A key building block of microwave photonics, optical frequency combs provide hundreds of equidistant and mutually coherent laser lines emitted as ultrashort optical pulses with a stable repetition rate, which can be turned into a microwave carrier upon photodetection.
Publishing their results in Nature Photonics under a paper titled “Photonic microwave generation in the X- and K-band using integrated soliton microcombs”, the EPFL research team led by Tobias J. Kippenberg was able to manufacture silicon nitride waveguides with the lowest loss in any photonic integrated circuit. Using this technology, the generated coherent soliton pulses have repetition rates in both the microwave K- (~20 GHz, used in 5G) and X-band (~10 GHz, used in radars).

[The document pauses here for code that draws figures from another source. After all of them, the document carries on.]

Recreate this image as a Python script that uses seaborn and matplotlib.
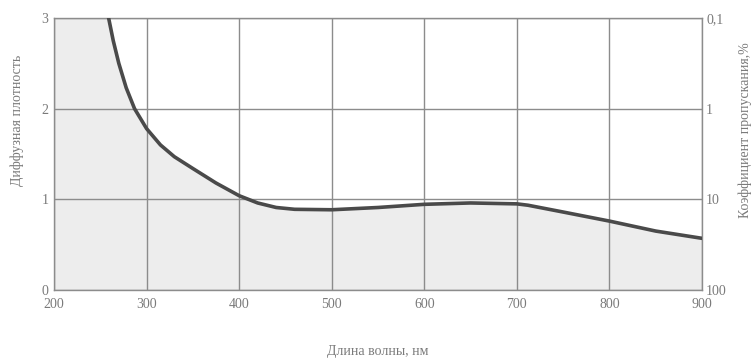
import matplotlib
matplotlib.use("Agg")
import matplotlib.pyplot as plt
import seaborn as sns
import pandas as pd

# Wavelength (nm) and diffuse density of the filter
wavelength = [259, 264, 270, 278, 287, 300, 315, 330, 350, 375, 400, 420, 440,
              460, 500, 550, 600, 650, 700, 712, 750, 800, 850, 900]
density = [3.0, 2.75, 2.5, 2.23, 2.0, 1.78, 1.6, 1.47, 1.34, 1.18, 1.04, 0.96,
           0.91, 0.89, 0.885, 0.91, 0.945, 0.96, 0.95, 0.935, 0.86, 0.76, 0.65, 0.57]

x_ticks = [200, 300, 400, 500, 600, 700, 800, 900]
left_ticks = [0, 1, 2, 3]
right_labels = ["100", "10", "1", "0,1"]   # transmission %, = 10**(2 - D)

df = pd.DataFrame({"wl": wavelength, "D": density})

sns.set_theme(style="white")
plt.rcParams["font.family"] = ["Liberation Serif", "DejaVu Serif"]
txt = "#7a7a7a"

fig = plt.figure(figsize=(7.55, 3.6), dpi=100)
ax = fig.add_axes([54 / 755, 1 - 290 / 360, (702 - 54) / 755, (290 - 18) / 360])

# shaded region under the curve (clipped at the top of the scale)
fill_x = [200] + wavelength
fill_y = [3.0] + [min(v, 3.0) for v in density]
ax.fill_between(fill_x, 0, fill_y, color="#ededed", lw=0, zorder=0)

for xv in x_ticks:
    ax.axvline(xv, color="#8c8c8c", lw=1.0, zorder=1)
for yv in left_ticks:
    ax.axhline(yv, color="#8c8c8c", lw=1.0, zorder=1)

sns.lineplot(data=df, x="wl", y="D", ax=ax, color="#4a4a4a", lw=2.6, zorder=3)

ax.set_xlim(200, 900)
ax.set_ylim(0, 3)
ax.set_xticks(x_ticks)
ax.set_yticks(left_ticks)
ax.set_xlabel("")
ax.set_ylabel("")
ax.tick_params(axis="x", length=0, labelsize=10, colors=txt, pad=6)
ax.tick_params(axis="y", length=0, labelsize=10, colors=txt, pad=4)
for s in ax.spines.values():
    s.set_color("#8c8c8c")
    s.set_linewidth(1.0)

ax2 = ax.twinx()
ax2.set_ylim(0, 3)
ax2.set_yticks(left_ticks)
ax2.set_yticklabels(right_labels)
ax2.tick_params(axis="y", length=0, labelsize=10, colors=txt, pad=3)
for s in ax2.spines.values():
    s.set_visible(False)
ax2.grid(False)

fig.text(378 / 755, 1 - 352 / 360, "Длина волны, нм", ha="center", va="center",
         fontsize=10, color=txt)
fig.text(17 / 755, 1 - 120 / 360, "Диффузная плотность", ha="center", va="center",
         rotation=90, fontsize=10, color=txt)
fig.text(745 / 755, 1 - 130 / 360, "Коэффициент пропускания,%", ha="center",
         va="center", rotation=90, fontsize=10, color=txt)

fig.savefig("out.png", dpi=100)
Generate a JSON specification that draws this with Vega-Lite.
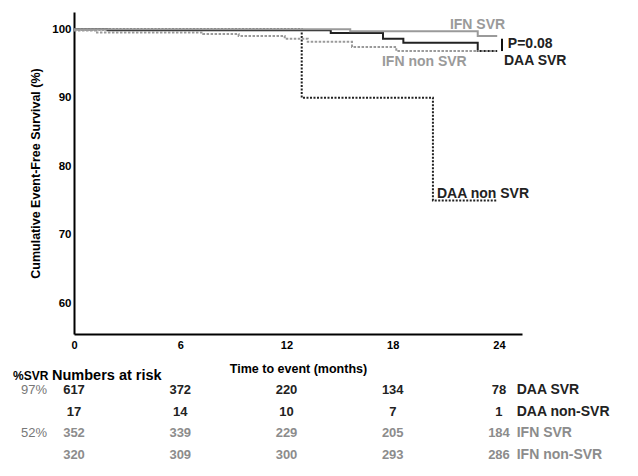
{
  "$schema": "https://vega.github.io/schema/vega-lite/v6.json",
  "padding": {"left": 13, "top": 12, "right": 2, "bottom": 2},
  "bounds": "flush",
  "spacing": 45,
  "background": "white",
  "config": {"font": "Liberation Sans", "view": {"stroke": null}},
  "resolve": {"scale": {"x": "independent", "y": "independent", "color": "independent"}},
  "datasets": {
    "km": [
      {"curve": "DAA SVR", "month": 0, "surv": 100},
      {"curve": "DAA SVR", "month": 1.9, "surv": 99.85},
      {"curve": "DAA SVR", "month": 14.5, "surv": 99.45},
      {"curve": "DAA SVR", "month": 17.45, "surv": 98.6},
      {"curve": "DAA SVR", "month": 18.6, "surv": 98.0},
      {"curve": "DAA SVR", "month": 22.8, "surv": 96.8},
      {"curve": "DAA SVR", "month": 23.9, "surv": 96.8},
      {"curve": "DAA non SVR", "month": 0, "surv": 100},
      {"curve": "DAA non SVR", "month": 12.86, "surv": 90},
      {"curve": "DAA non SVR", "month": 20.27, "surv": 75},
      {"curve": "DAA non SVR", "month": 23.9, "surv": 75},
      {"curve": "IFN non SVR", "month": 0, "surv": 99.8},
      {"curve": "IFN non SVR", "month": 1.3, "surv": 99.5},
      {"curve": "IFN non SVR", "month": 7.3, "surv": 99.3},
      {"curve": "IFN non SVR", "month": 9.3, "surv": 99.0},
      {"curve": "IFN non SVR", "month": 11.9, "surv": 98.6},
      {"curve": "IFN non SVR", "month": 13.2, "surv": 98.15},
      {"curve": "IFN non SVR", "month": 15.7, "surv": 97.4},
      {"curve": "IFN non SVR", "month": 18.2, "surv": 96.8},
      {"curve": "IFN non SVR", "month": 23.9, "surv": 96.8},
      {"curve": "IFN SVR", "month": 0, "surv": 100},
      {"curve": "IFN SVR", "month": 15.6, "surv": 99.7},
      {"curve": "IFN SVR", "month": 22.8, "surv": 99.0},
      {"curve": "IFN SVR", "month": 23.9, "surv": 99.0}
    ],
    "labels": [
      {"label": "IFN SVR", "curve": "IFN SVR", "month": 21.23, "surv": 100.55},
      {"label": "P=0.08", "curve": "DAA SVR", "month": 24.5, "surv": 97.8},
      {"label": "DAA SVR", "curve": "DAA SVR", "month": 24.28, "surv": 95.32},
      {"label": "IFN non SVR", "curve": "IFN non SVR", "month": 17.39, "surv": 95.17},
      {"label": "DAA non SVR", "curve": "DAA non SVR", "month": 20.5, "surv": 75.9}
    ],
    "bracket": [{"month": 24.17, "hi": 98.6, "lo": 96.8}],
    "risk": [
      {"arm": "DAA", "row": 1, "month": 0, "n": 617},
      {"arm": "DAA", "row": 1, "month": 6, "n": 372},
      {"arm": "DAA", "row": 1, "month": 12, "n": 220},
      {"arm": "DAA", "row": 1, "month": 18, "n": 134},
      {"arm": "DAA", "row": 1, "month": 24, "n": 78},
      {"arm": "DAA", "row": 2, "month": 0, "n": 17},
      {"arm": "DAA", "row": 2, "month": 6, "n": 14},
      {"arm": "DAA", "row": 2, "month": 12, "n": 10},
      {"arm": "DAA", "row": 2, "month": 18, "n": 7},
      {"arm": "DAA", "row": 2, "month": 24, "n": 1},
      {"arm": "IFN", "row": 3, "month": 0, "n": 352},
      {"arm": "IFN", "row": 3, "month": 6, "n": 339},
      {"arm": "IFN", "row": 3, "month": 12, "n": 229},
      {"arm": "IFN", "row": 3, "month": 18, "n": 205},
      {"arm": "IFN", "row": 3, "month": 24, "n": 184},
      {"arm": "IFN", "row": 4, "month": 0, "n": 320},
      {"arm": "IFN", "row": 4, "month": 6, "n": 309},
      {"arm": "IFN", "row": 4, "month": 12, "n": 300},
      {"arm": "IFN", "row": 4, "month": 18, "n": 293},
      {"arm": "IFN", "row": 4, "month": 24, "n": 286}
    ],
    "groups": [
      {"arm": "DAA", "row": 1, "group": "DAA SVR"},
      {"arm": "DAA", "row": 2, "group": "DAA non-SVR"},
      {"arm": "IFN", "row": 3, "group": "IFN SVR"},
      {"arm": "IFN", "row": 4, "group": "IFN non-SVR"}
    ],
    "svr": [
      {"arm": "DAA", "row": 1, "pct": "97%"},
      {"arm": "IFN", "row": 3, "pct": "52%"}
    ],
    "header": [
      {"label": "%SVR", "month": -3.44, "size": "small"},
      {"label": "Numbers at risk", "month": -1.24, "size": "large"}
    ]
  },
  "vconcat": [
    {
      "width": 448,
      "height": 322,
      "layer": [
        {
          "data": {"name": "km"},
          "mark": {"type": "line", "interpolate": "step-after", "strokeWidth": 2},
          "encoding": {
            "x": {
              "field": "month", "type": "quantitative",
              "scale": {"domain": [0, 25.3], "nice": false, "zero": false},
              "axis": {
                "values": [0, 6, 12, 18, 24], "ticks": false, "grid": false,
                "domainColor": "#000", "domainWidth": 2,
                "labelFontWeight": "bold", "labelFontSize": 11, "labelColor": "#000",
                "labelPadding": 5, "labelFlush": false,
                "title": "Time to event (months)", "titleFontSize": 12.5,
                "titleFontWeight": "bold", "titleColor": "#000", "titlePadding": 12
              }
            },
            "y": {
              "field": "surv", "type": "quantitative",
              "scale": {"domain": [55.5, 102.5], "nice": false, "zero": false},
              "axis": {
                "values": [60, 70, 80, 90, 100], "ticks": false, "grid": false,
                "domainColor": "#000", "domainWidth": 2,
                "labelFontWeight": "bold", "labelFontSize": 11.5, "labelColor": "#000",
                "labelPadding": 3,
                "title": "Cumulative Event-Free Survival (%)", "titleFontSize": 12.5,
                "titleFontWeight": "bold", "titleColor": "#000", "titlePadding": 9
              }
            },
            "color": {
              "field": "curve", "type": "nominal",
              "scale": {"domain": ["DAA SVR", "DAA non SVR", "IFN SVR", "IFN non SVR"],
                        "range": ["#222222", "#222222", "#9a9a9a", "#9a9a9a"]},
              "legend": null
            },
            "strokeDash": {
              "field": "curve", "type": "nominal",
              "scale": {"domain": ["DAA SVR", "DAA non SVR", "IFN SVR", "IFN non SVR"],
                        "range": [[1, 0], [2, 1.5], [1, 0], [2.5, 1.5]]},
              "legend": null
            }
          }
        },
        {
          "data": {"name": "bracket"},
          "mark": {"type": "rule", "strokeWidth": 2, "color": "#111"},
          "encoding": {
            "x": {"field": "month", "type": "quantitative"},
            "y": {"field": "hi", "type": "quantitative"},
            "y2": {"field": "lo"}
          }
        },
        {
          "data": {"name": "labels"},
          "mark": {"type": "text", "align": "left", "baseline": "middle", "fontSize": 14, "fontWeight": "bold"},
          "encoding": {
            "x": {"field": "month", "type": "quantitative"},
            "y": {"field": "surv", "type": "quantitative"},
            "text": {"field": "label"},
            "color": {"field": "curve", "type": "nominal", "legend": null}
          }
        }
      ]
    },
    {
      "width": 448,
      "height": 87,
      "layer": [
        {
          "data": {"name": "risk"},
          "mark": {"type": "text", "fontSize": 13, "fontWeight": "bold", "baseline": "middle", "align": "center"},
          "encoding": {
            "x": {"field": "month", "type": "quantitative", "scale": {"domain": [0, 25.3], "nice": false, "zero": false}, "axis": null},
            "y": {"field": "row", "type": "quantitative", "scale": {"domain": [0.5, 4.5], "reverse": true, "nice": false, "zero": false}, "axis": null},
            "text": {"field": "n"},
            "color": {"field": "arm", "type": "nominal", "scale": {"domain": ["DAA", "IFN"], "range": ["#222222", "#8c8c8c"]}, "legend": null}
          }
        },
        {
          "data": {"name": "groups"},
          "mark": {"type": "text", "fontSize": 14, "fontWeight": "bold", "baseline": "middle", "align": "left"},
          "encoding": {
            "x": {"datum": 25.0, "type": "quantitative"},
            "y": {"field": "row", "type": "quantitative"},
            "text": {"field": "group"},
            "color": {"field": "arm", "type": "nominal", "legend": null}
          }
        },
        {
          "data": {"name": "svr"},
          "mark": {"type": "text", "fontSize": 13, "fontWeight": "normal", "baseline": "middle", "align": "right", "color": "#777"},
          "encoding": {
            "x": {"datum": -1.52, "type": "quantitative"},
            "y": {"field": "row", "type": "quantitative"},
            "text": {"field": "pct"}
          }
        },
        {
          "data": {"name": "header"},
          "mark": {"type": "text", "fontWeight": "bold", "baseline": "middle", "align": "left", "color": "#000"},
          "encoding": {
            "x": {"field": "month", "type": "quantitative"},
            "y": {"datum": 0.34, "type": "quantitative"},
            "text": {"field": "label"},
            "size": {"field": "size", "type": "nominal", "scale": {"domain": ["small", "large"], "range": [12, 14.5]}, "legend": null}
          }
        }
      ]
    }
  ]
}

The resulting microwave signals feature phase noise properties on par with or even lower than commercial electronic microwave synthesizers. The demonstration of integrated soliton microcombs at microwave repetition rates bridges the fields of integrated photonics, nonlinear optics and microwave photonics.
The researchers achieved a level of optical losses low enough to allow light to propagate nearly 1 meter in a waveguide that is only 1 micrometer in diameter. This loss level is still more than three orders of magnitude higher than the value in optical fibers, but represents the lowest loss in any tightly confining waveguide for integrated nonlinear photonics to date, the researchers say.